Honestly I loved both the direction that Rian Johnson clearly wanted to take the sequels and I loved the direction that JJ Abrams clearly wanted to take the sequels and I honestly wish Disney had just stuck with one of them for the entire trilogy and let the other do a trilogy as well. We all know how badly Disney wanted to pump out a Star Wars film every year during that timeframe so that way they could’ve had their cake and eaten it too
If they had completely scrapped the casino arc it would fix so many problems. Not only would that shitty, worthless sequence not exist, but they would’ve had screen time to put in more quality stuff. Imagine if at the end of the movie the big reveal was that Palpatine was alive. Instead, they had to put that into a messy scroller at the beginning of the third movie.
Or they could just not bring back literally the most boring villain possible.
And I want to be very clear that I’m not saying the Emperor is the most boring villain in cinema history, even though he is. I’m saying he’s the most boring villain possible.
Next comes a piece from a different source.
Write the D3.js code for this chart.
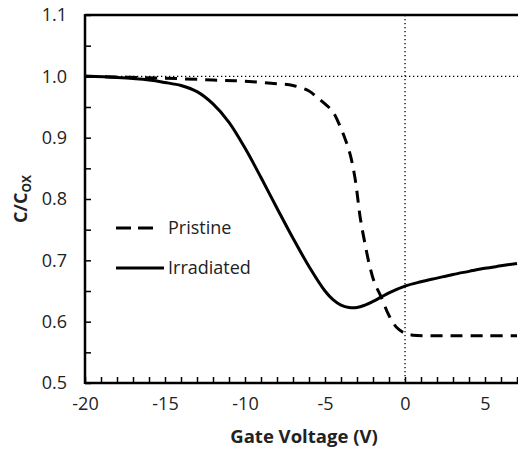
<!DOCTYPE html>
<html>
<head>
<meta charset="utf-8">
<script src="https://cdn.jsdelivr.net/npm/d3@7.9.0/dist/d3.min.js"></script>
<style>
  html, body { margin: 0; padding: 0; background: #fff; }
  svg { display: block; font-family: "Open Sans", "Noto Sans", sans-serif; }
</style>
</head>
<body>
<div id="chart"></div>
<script>
// ---------- Data ----------
const pristineV = [-20, -15, -12, -10, -8, -7, -6, -5.5, -5, -4.5, -4, -3.7, -3.4, -3.1, -2.8, -2.5, -2.2, -1.9, -1.5, -1.0, -0.5, 0, 0.5, 1.5, 3, 5, 7];
const pristineC = [1.0, 0.997, 0.994, 0.992, 0.988, 0.985, 0.976, 0.966, 0.955, 0.942, 0.915, 0.895, 0.87, 0.83, 0.77, 0.727, 0.69, 0.663, 0.641, 0.61, 0.59, 0.581, 0.578, 0.577, 0.577, 0.577, 0.577];

const irradV = [-20, -18, -16, -15, -14, -13, -12, -11, -10, -9, -8, -7, -6, -5, -4.5, -4, -3.5, -3, -2.5, -2, -1.5, -1, 0, 1, 2, 3, 4, 5, 6, 7];
const irradC = [1.0, 0.998, 0.994, 0.990, 0.985, 0.975, 0.955, 0.925, 0.883, 0.835, 0.785, 0.736, 0.69, 0.65, 0.636, 0.627, 0.623, 0.623, 0.627, 0.633, 0.640, 0.647, 0.658, 0.665, 0.671, 0.677, 0.682, 0.687, 0.691, 0.695];

const xTicks = [-20, -15, -10, -5, 0, 5];
const yTicks = [0.5, 0.6, 0.7, 0.8, 0.9, 1.0, 1.1];
const legendLabels = ["Pristine", "Irradiated"];

// ---------- Setup ----------
const width = 518, height = 454;
const margin = { top: 15, right: 1, bottom: 71, left: 85 };

const svg = d3.select("#chart")
  .append("svg")
  .attr("width", width)
  .attr("height", height);

const xScale = d3.scaleLinear()
  .domain([-20, 7])
  .range([margin.left, width - margin.right]);

const yScale = d3.scaleLinear()
  .domain([0.5, 1.1])
  .range([height - margin.bottom, margin.top]);

const x0 = xScale(-20), x1 = width;
const yBottom = yScale(0.5), yTop = yScale(1.1);

// ---------- Reference dotted lines ----------
svg.append("line")
  .attr("x1", x0).attr("x2", x1)
  .attr("y1", yScale(1.0)).attr("y2", yScale(1.0))
  .attr("stroke", "#000").attr("stroke-width", 1.3)
  .attr("stroke-dasharray", "1.3,2.7");

svg.append("line")
  .attr("x1", xScale(0)).attr("x2", xScale(0))
  .attr("y1", yTop).attr("y2", yBottom)
  .attr("stroke", "#000").attr("stroke-width", 1.3)
  .attr("stroke-dasharray", "1.3,2.7");

// ---------- Curves ----------
const line = d3.line()
  .x(d => xScale(d[0]))
  .y(d => yScale(d[1]))
  .curve(d3.curveCatmullRom.alpha(0.5));

svg.append("path")
  .datum(d3.zip(irradV, irradC))
  .attr("d", line)
  .attr("fill", "none")
  .attr("stroke", "#000")
  .attr("stroke-width", 3);

svg.append("path")
  .datum(d3.zip(pristineV, pristineC))
  .attr("d", line)
  .attr("fill", "none")
  .attr("stroke", "#000")
  .attr("stroke-width", 3)
  .attr("stroke-dasharray", "12,8");

// ---------- Axes ----------
const xAxis = svg.append("g")
  .attr("transform", `translate(0,${yBottom})`)
  .call(d3.axisBottom(xScale)
    .tickValues(d3.range(-20, 8, 1))
    .tickSize(-6)
    .tickFormat(d => xTicks.includes(d) ? d : ""));

xAxis.select(".domain").remove();
xAxis.selectAll(".tick line").attr("stroke-width", 1.5);
xAxis.selectAll(".tick text")
  .attr("y", 14)
  .attr("font-size", 18)
  .attr("fill", "#222")
  .style("font-family", "'Open Sans', sans-serif");

const yAxis = svg.append("g")
  .attr("transform", `translate(${x0},0)`)
  .call(d3.axisLeft(yScale)
    .tickValues(d3.range(0, 13).map(i => +(0.5 + i * 0.05).toFixed(2)))
    .tickSize(-6)
    .tickFormat(d => yTicks.some(t => Math.abs(t - d) < 1e-9) ? d3.format(".1f")(d) : ""));

yAxis.select(".domain").remove();
yAxis.selectAll(".tick line").attr("stroke-width", 1.5);
yAxis.selectAll(".tick text")
  .attr("x", -18)
  .attr("font-size", 18)
  .attr("fill", "#222")
  .style("font-family", "'Open Sans', sans-serif");

// axis frame lines
svg.append("line")
  .attr("x1", x0).attr("x2", x0)
  .attr("y1", yTop - 1).attr("y2", yBottom + 1)
  .attr("stroke", "#000").attr("stroke-width", 2.5);
svg.append("line")
  .attr("x1", x0).attr("x2", x1)
  .attr("y1", yBottom).attr("y2", yBottom)
  .attr("stroke", "#000").attr("stroke-width", 2.5);
svg.append("line")
  .attr("x1", x0).attr("x2", x1)
  .attr("y1", yTop).attr("y2", yTop)
  .attr("stroke", "#000").attr("stroke-width", 2.5);

// ---------- Axis titles ----------
svg.append("text")
  .attr("x", 304)
  .attr("y", 443)
  .attr("text-anchor", "middle")
  .attr("font-size", 18.5)
  .attr("font-weight", "bold")
  .attr("fill", "#222")
  .text("Gate Voltage (V)");

const yTitle = svg.append("text")
  .attr("transform", `translate(27,${(yTop + yBottom) / 2}) rotate(-90)`)
  .attr("text-anchor", "middle")
  .attr("font-size", 18)
  .attr("font-weight", "bold")
  .attr("fill", "#222");
yTitle.append("tspan").text("C/C");
yTitle.append("tspan").attr("font-size", 12).attr("dy", 4).text("OX");

// ---------- Legend ----------
const legend = svg.append("g");
const legendY = [228, 268];
legend.selectAll("line")
  .data(legendLabels)
  .join("line")
  .attr("x1", 116).attr("x2", (d, i) => i === 0 ? 153 : 164)
  .attr("y1", (d, i) => legendY[i]).attr("y2", (d, i) => legendY[i])
  .attr("stroke", "#000").attr("stroke-width", 3)
  .attr("stroke-dasharray", (d, i) => i === 0 ? "15,7" : null);

legend.selectAll("text")
  .data(legendLabels)
  .join("text")
  .attr("x", 168)
  .attr("y", (d, i) => legendY[i] + 6)
  .attr("font-size", 18)
  .attr("fill", "#222")
  .text(d => d);
</script>
</body>
</html>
When he was introduced in the original trilogy he was a nameless old man in a robe. Defining characteristics? None. Voice? Evil. Face? Evil. Motivation? Evil. Outfit? Featureless robe, black because he’s evil.
The best part about The Last Jedi was that they were fixing the downgrade that RotJ made of replacing the most badass movie villain of all time with – I can’t stress this enough – the most boring villain possible. TLJ killed the Emperor stand-in and set Kylo Ren up as the real villain. That was exciting.
But then they let fan forums write the third movie, and somehow, the Emperor came back.
I’d say it’s quite annoying in its imperfections, as they make it quite an easy target and that undermines what it was trying to achieve. Washed-up, beaten Luke Skywalker drinking blue milk? Great. Reframing the Force as a cryptic balance that goes far beyond the Jedi Order’s sacred tomes? Great. Undoing the obsession with the special noble bloodlines. Also great.
Honestly its especially annoying to those of us who have a good grasp of the old lore. Hell half of what you listed is kinda done in KOTOR 1 & 2.
Beaten washed up Jedi, heres the exile and to a degree Kreia.
The force is esoteric force deconstruction heres fucking Kreia and her goddamn thesis.
No obsession with bloodlines and shit, might I introduce you to the Mando killer, the Malacor evaporator, Darth motherfucken Revan.
But seriously the Sequels really did just retread old ground, hell in Dark Empire we atleast got evil Luke Skywalker and a Droid army.
Not as extreme as the case in the OP, but I’m often surprised how “meh” a reaction Don’t Look Up got. Maybe people think it was heavy handed? Too on the nose? I don’t know but most folks seem to think it was at best merely “okay”.
For me, I place it next to Idiocracy as one of the most prescient films about what is in store for us. I think after this last election day, it seems even more prescient. On top of that, it is legitimately funny with really good performances, especially from Jennifer Lawrence.
I’ve gone over it again and again and again in my head and I still can’t make sense of it. He’s a three-star general. He works at the Pentagon. Why would he charge us for free snacks?
This part had me absolutely rolling. I loved that movie.
Yeah, I’d call it heavy handed. It felt like it was a message first. Not as bad as the Daily Wire stuff, but going down that road. Even if I agree with the message, it felt contrived.
Just my two cents though.
That’s what I saw on reddit only for a week later to see someone argue that it’s not about climate change because it’s literally about a meteor.
So there you go, you probably weren’t the target audience
it makes sense to me. if the movie was supposed to be about climate change, why wouldn’t they make it about climate change?
is that something people do? make a comparison between two things, typically for the purpose of explanation or clarification?
I couldn’t watch it, not because it wasn’t good but because I was constantly getting unbelievably depressed about how accurately it mirrors the world today. Every scene had me thinking “this would be funny if it wasn’t exactly how it would actually pan out.” I think it might be hilarious a few decades after this all blows over but right now it hits way too close to home.
It suffers from the “Reality is Unrealistic” trope. Seems so on the nose and heavy handed, yet is literally exactly how it would happen (and is arguably already happening).
It’s been a long time I got as visceral of a feeling as I got when watching that film and Leo’s character’s meltdown as the impending doom is happening an noone seems to be giving a fuck
Being so on the nose, to me, is part of the joke.
So obvious its blinding, and unrealistic. Just like reality lol.
Yeah, in my case this one was too close to home for me to love it. 10 or 20 years ago I probably would’ve felt differently. Similar for Idiocracy, I don’t think I’d feel the same way about it if it came out today. Kinda chilling when I think about that, honestly.
Yeah, but critics always have to say shit films are good and good films are shit; that way we keep thinking they’ve got some amazing insight that’s worth them being paid oodles of cash. If they said good films were good and shit films were shit we’d all be like “no shit Sherlock” and kick them unpaid out of the building.
The purpose of a Movie is to entertain. If i am entertained, It Is Good.
I made a joke – and it’s not a joke – if he says it’s too shitty and he didn’t even watch it, then I might like it.